• A polar anticyclone is a high-pressure system that forms over polar regions by sinking cold air; it peaks in winter because of radiative heat loss.
• It is a cold-core high with maximum strength close to the surface, driven by cold, dense, sinking air.
• Sinking cold air increases surface pressure, creating stable conditions with clear skies, fog, frost, and sharp nighttime cooling.
• In winter, they migrate eastward and equatorward due to pressure shifts, bringing cold air to lower latitudes. In summer, they move equatorward, causing cool, dry weather.
• They interact with polar fronts, forming cold fronts that cause storms and temperature drops.
• Notable Examples: Siberian High (Eurasia), Canadian High (North America), and the Antarctic High.

Formation Process

• Surface Cooling: Surface cooling raises near-surface air density, causing cold, heavy air to sink.
• Pressure Buildup: Cold air sinks, compresses, and warms, remaining dense and raising surface pressure.
• Rotation: Accumulated air diverges and deflects by the Coriolis force, forming a rotating high.
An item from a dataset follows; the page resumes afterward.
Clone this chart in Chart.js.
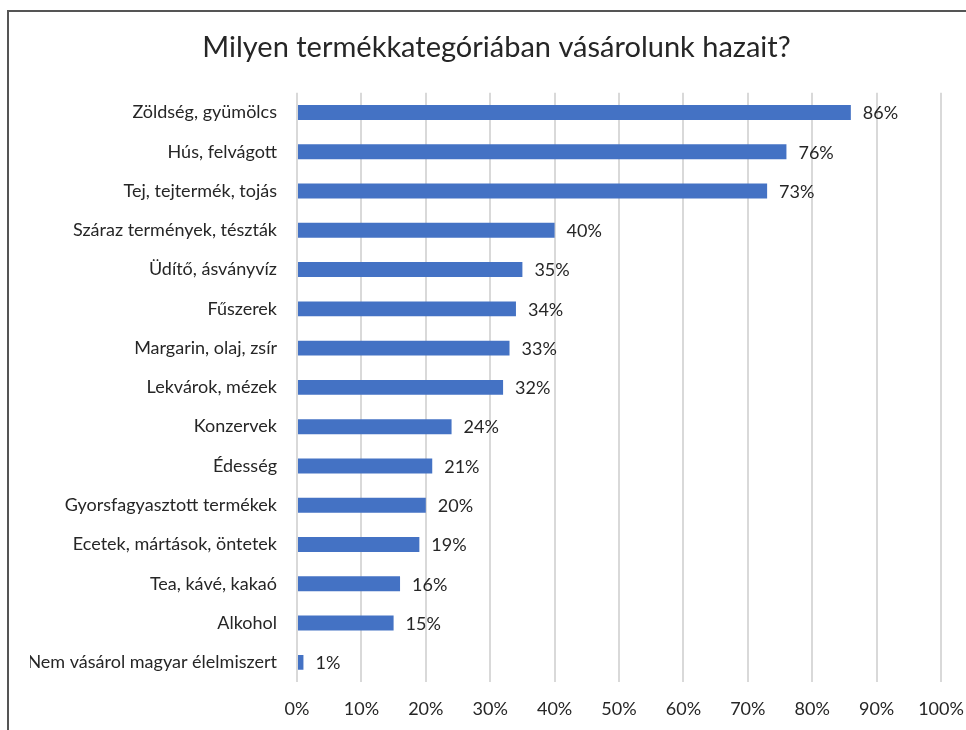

Contribution of Polar Anticyclones to Northern Hemisphere Circulation

• Source of Cold Air Masses: They generate dense, cold air that spreads equatorward, influencing mid-latitude weather systems.
• Support Polar Cell Dynamics: Their descending air reinforces the polar cell, aiding heat balance by moving cold air south and drawing warm air north.
• Trigger Cold Waves: As they migrate southeast in winter, they cause cold wave outbreaks in Asia, Europe, and North America.
• Block Westerly Disturbances: Persistent polar highs can obstruct mid-latitude cyclones, leading to prolonged cold or dry conditions.
• Strengthen Pressure Gradients: They enhance high-to-low pressure differences, driving strong polar easterlies.
• Affect Jet Stream Patterns: Their presence can distort or displace the jet stream, influencing storm tracks and temperature anomalies globally.

Impact of Polar Anticyclone

Global Level

• Jet Stream Disruption: Polar anticyclones distort the jet stream, causing events like the 2021 Texas cold wave and prolonged European heatwaves.
• Blocking Patterns: Stable anticyclones form atmospheric blocks, triggering multi-week floods in Asia or droughts in Europe. E.g., the 2022 European heatwave.
• Arctic Amplification and Feedback: Faster Arctic warming reduces albedo and intensifies anticyclonic feedbacks, contributing to global temperature rise (IPCC).
• Cold Air Outbreaks in Mid-Latitudes: Southward anticyclone shifts brought record lows to Eastern U.S. in 2019, with temperatures plummeting below −30°C in parts.
• Impact on Ocean Currents and Sea Ice: Strong polar highs altered wind patterns, contributing to a 13%/decade decline in Arctic sea ice since 1979 (NSIDC).

On India

• Cold Wave Outbreaks: Cold surges from polar highs cause severe cold waves in north India. E.g., Delhi recorded 3.5°C in Jan 2023, disrupting schools and transport.
• Blockage of Western Disturbances: Polar highs deflect western disturbances, reducing winter rain/snow. E.g., Kashmir saw 35% deficient snowfall in winter 2022, affecting water supply for agriculture.
• Temperature Inversions & Pollution Traps: Stable anticyclones cause air stagnation and pollution. E.g., Delhi’s AQI exceeded 450 in Jan 2024 due to trapped PM2.5 under inversion layers.
• Frost-Induced Crop Loss: Sudden temperature drops lead to frost, damaging Rabi crops. E.g., mustard and potato crops in Rajasthan and UP were hit by frost in Jan 2022.
• Delayed Monsoon Withdrawal/Winter Onset: Extended anticyclonic conditions delay seasonal transitions. E.g., 2021 monsoon withdrew 10 days late, affecting sowing in Punjab and Haryana.

Polar anticyclones are crucial drivers of global atmospheric circulation but increasingly contribute to weather extremes and seasonal disruptions. For India, adaptive agriculture, early warning systems, and pollution control are vital to mitigating their winter impacts.